Election 2021: Anderson, Ness vie for City Council Position 4 seat

Editor’s note: this continues a series of interviews with candidates up for five Sequim city council seats in the Nov. 2 General Election. This week it’s Rachel Anderson, incumbent, and Daryl Ness up for Position 4. Each candidate answers the same four questions, paraphrased from the Independent Advisory Association’s cancelled forum on Sept. 1. Interviews were done in-person, over the phone and email.

Position 4: Rachel Anderson, incumbent; Daryl Ness

• What do you like in the City of Sequim and what needs to change?

Rachel Anderson

Rachel Anderson

Anderson: “I feel that the City of Sequim is extremely fortunate to have professional and knowledgeable staff and employees helping keep our city running smoothly day to day. Everyone works so hard and they all work effectively and efficiently as a team.

“There are a couple of big changes I would like to see: The first change is more affordable housing! The second change is all of our City Council being more actively engaged in the local community and actively responding to citizen’s concerns and questions. I’m told quite often that councilor (Brandon) Janisse, councilor (Tom) Ferrell and I are the most responsive, but we need seven out of seven responsive council members, not three out of seven.”

Daryl Ness

Daryl Ness

Ness: “From my perspective, one of the strengths of the city is it’s financially in really good shape. Not many cities in the U.S. can say their budget is actually covered and they have some excess. City staff have done a nice job handling finances.

“The thing that needs to change is that we need to make some investments in our community. We need to figure out how to get some affordable housing. Our fees and some of the costs associated with hookups are actually preventing some people from coming in here and building affordable housing for people to come here and work who are really in need.

“Look at our restaurants: we have people closing for a day or two because they don’t have enough help. We’ve got to improve that.”

• How has your career and personal life prepared you for a role on the Sequim city council?

Anderson: “I grew up in an alcoholic and abusive household. The experience was tough, but it taught me that I want to take care of others with everything that I have. Everyone deserves to feel safe and cared about.

“I was a stay-at-home mom for about five years and then became extremely active in our community through Head Start Policy Council Chairperson (2017-present), OlyCAP Board Member (2020-present), Sequim Education Foundation Board Member (2020-present), and Sequim Farmers and Artisans Market Interim Board President (2021-present). I feel that each role has taught me how to work cooperatively as a team member while allowing me to make a positive impact on our community.

“My time at Head Start has really taught me the importance of creating, amending, and following policy for the safety and betterment of a community. Being an OlyCAP board member has taught me to use my voice for those that need help, like low-income families.

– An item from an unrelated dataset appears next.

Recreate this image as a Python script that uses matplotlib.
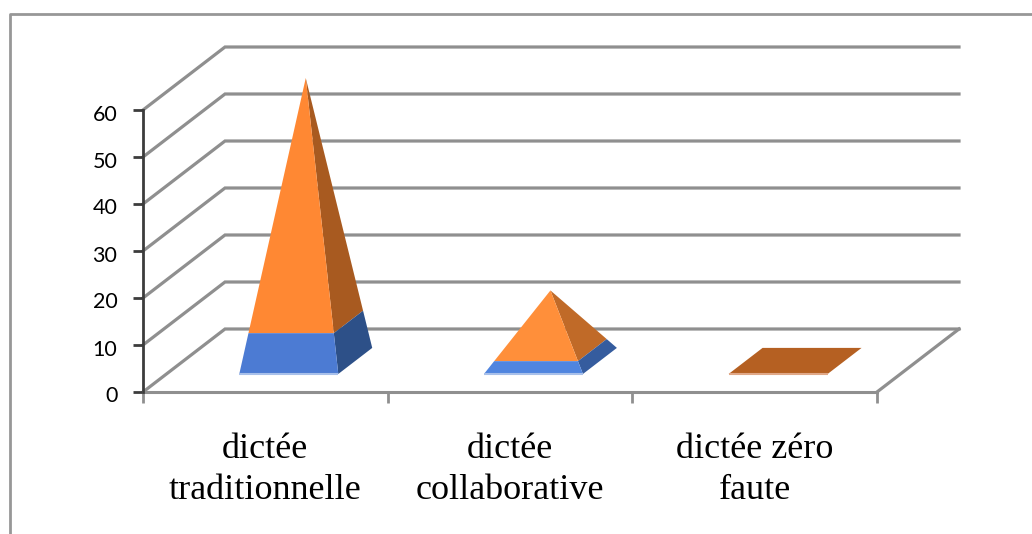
import matplotlib
matplotlib.use("Agg")
import matplotlib.pyplot as plt
from matplotlib.patches import Polygon
from matplotlib.lines import Line2D
from matplotlib.transforms import ScaledTranslation

categories = ["dictée\ntraditionnelle", "dictée\ncollaborative", "dictée zéro\nfaute"]
blue_values = [8.3, 2.3, 0]
orange_values = [51.9, 12.7, 0]
y_ticks = [0, 10, 20, 30, 40, 50, 60]

W, H = 1032, 534
fig = plt.figure(figsize=(W / 100, H / 100), dpi=100, facecolor="white")
L, R, T, B = 143, 877, 110, 392
ax = fig.add_axes([L / W, 1 - B / H, (R - L) / W, (B - T) / H])
ax.set_xlim(0, 3)
ax.set_ylim(0, 60)
ax.patch.set_visible(False)

GRID = "#8f8f8f"
DX, DY = 82 / 244.67, 63 / 4.7  # depth projection in data units
BAR_W = 99 / 244.67
D0, D1 = 0.286, 0.70  # depth range of the pyramid base

def proj(x, depth, y):
    return (x + DX * depth, y + DY * depth)

for v in y_ticks:
    ax.add_line(Line2D([0, DX, 3 + DX], [v, v + DY, v + DY], color=GRID, lw=2.3, clip_on=False, zorder=1, solid_joinstyle="miter"))
ax.add_line(Line2D([3, 3 + DX], [0, DY], color=GRID, lw=2.3, clip_on=False, zorder=1))

side_o = ["#A85A20", "#C06A28"]
front_o = ["#FF8833", "#FF8F3A"]
front_b = ["#4C7BD3", "#5085DF"]
side_b = ["#2D5088", "#355C9E"]

def poly(points, color, z=3):
    ax.add_patch(Polygon(points, closed=True, facecolor=color, edgecolor="none", clip_on=False, zorder=z))

def edge(a, b, color):
    ax.add_line(Line2D([a[0], b[0]], [a[1], b[1]], color=color, lw=1.5, clip_on=False, zorder=4, solid_capstyle="butt"))

for i, (b, o) in enumerate(zip(blue_values, orange_values)):
    cx = i + 0.5
    total = b + o
    x0, x1 = cx - BAR_W / 2, cx + BAR_W / 2
    fl, fr = proj(x0, D0, 0), proj(x1, D0, 0)
    bl, br = proj(x0, D1, 0), proj(x1, D1, 0)
    if total == 0:
        poly([fl, fr, br, bl], "#B56022")
        edge(fl, fr, "#E0A888")
        continue
    apex = ((fl[0] + br[0]) / 2, (fl[1] + br[1]) / 2 + total)
    t = b / total
    lerp = lambda p: (p[0] + (apex[0] - p[0]) * t, p[1] + (apex[1] - p[1]) * t)
    cfl, cfr, cbr = lerp(fl), lerp(fr), lerp(br)
    poly([cfr, cbr, apex], side_o[i])
    poly([cfl, cfr, apex], front_o[i])
    poly([fr, br, cbr, cfr], side_b[i])
    poly([fl, fr, cfr, cfl], front_b[i])
    edge(fl, fr, "#A8C0EA")

for s in ("top", "right"):
    ax.spines[s].set_visible(False)
ax.spines["left"].set_color("#3c3c3c")
ax.spines["left"].set_linewidth(2)
ax.spines["bottom"].set_color(GRID)
ax.spines["bottom"].set_linewidth(2.2)
ax.spines["left"].set_zorder(5)

ax.set_yticks(y_ticks)
ax.set_yticklabels([str(v) for v in y_ticks], family="Lato", fontsize=15.5, color="black")
ax.tick_params(axis="y", length=7, width=2, color="#3c3c3c", pad=11.5)
for lbl in ax.get_yticklabels():
    lbl.set_transform(lbl.get_transform() + ScaledTranslation(0, -2.5 / 100, fig.dpi_scale_trans))
ax.set_xticks([0, 1, 2, 3])
ax.set_xticklabels([])
ax.tick_params(axis="x", which="major", length=8, width=2, color=GRID)
ax.set_xticks([0.5, 1.5, 2.5], minor=True)
ax.set_xticklabels(categories, minor=True, family="Liberation Serif", fontsize=26, linespacing=1.33, color="black")
ax.tick_params(axis="x", which="minor", length=0, pad=29.5)

# chart frame
frame_x = [9.5 / W, 9.5 / W, 1]
frame_y = [0, 1 - 13.5 / H, 1 - 13.5 / H]
fig.add_artist(Line2D(frame_x, frame_y, color="#979797", lw=2, transform=fig.transFigure))

fig.savefig("out.png", dpi=100)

“Since becoming a Sequim Education Foundation board member, I’ve been able to be a part of a team that raises and donates funds to teachers and students in need. My role on the Sequim Farmers and Artisans Market board is still fresh, but it’s taught me the kind of leader I want to be — collaborative and supportive.

“I was appointed to Sequim City Council in February and have earned my Certificate of Municipal Leadership and my Advanced Certificate of Municipal Leadership. I feel the most vital skills for a city council member are active listening and the ability to make informed decisions. It’s extremely important to make decisions for the good of the people of the present and the future, instead of making decisions that will benefit a small group.”

Ness: “I started out on the railroad in 1978, and I worked union craft positions. I’ve worked all my life starting out as a paperboy and at gas stations. Hard work has paid off for me.

“After I worked those craft positions, I ended up in a management job and those have led me to executive positions on the railroad where I got to manage a lot of capital funds and a lot of people. I was pretty good at getting things done.

“Whether it took money, people or took ways to solve something, I was the guy who could fix problems. I’m retired now and willing to put myself out there for the City of Sequim.”

• What can we learn from the medication-assisted treatment (MAT) clinic controversy?

Anderson: “I think one of the most important takeaways from the Medication Assisted Treatment Clinic controversy is how harmful and destructive disinformation can be. Another key takeaway is the importance and benefit of wrap-around services for the physical, mental, and emotional health of our citizens that are in need of stability.”

Ness: “I don’t know the ins and outs because I wasn’t on the council. I felt that there were two different sides and I don’t know if things were communicated well. If I was on council, I think we should stay neutral, find out what the information is and find out what the people want and support the people. We should try to keep our opinions out of it.”

• How do you propose to improve the City of Sequim’s transparency as a city councilor?

Anderson: “City council members are elected, or appointed, officials meant to represent people in the community. I believe a way to increase transparency within government operations is for city council members to be actively responsive to citizens and striving to be role models within the community while valuing how hard city staff and employees work.”

Ness: “I’m funding my own campaign and the reason I’m doing that is because I want to work for the people who are here. We should only do what the people of Sequim want us to do. Whatever that majority is, we’ve got to figure out how to communicate with them and make sure we’re on the right track and stay neutral. (As for personability), I’m also easy to talk to, and I’ll talk to anybody.”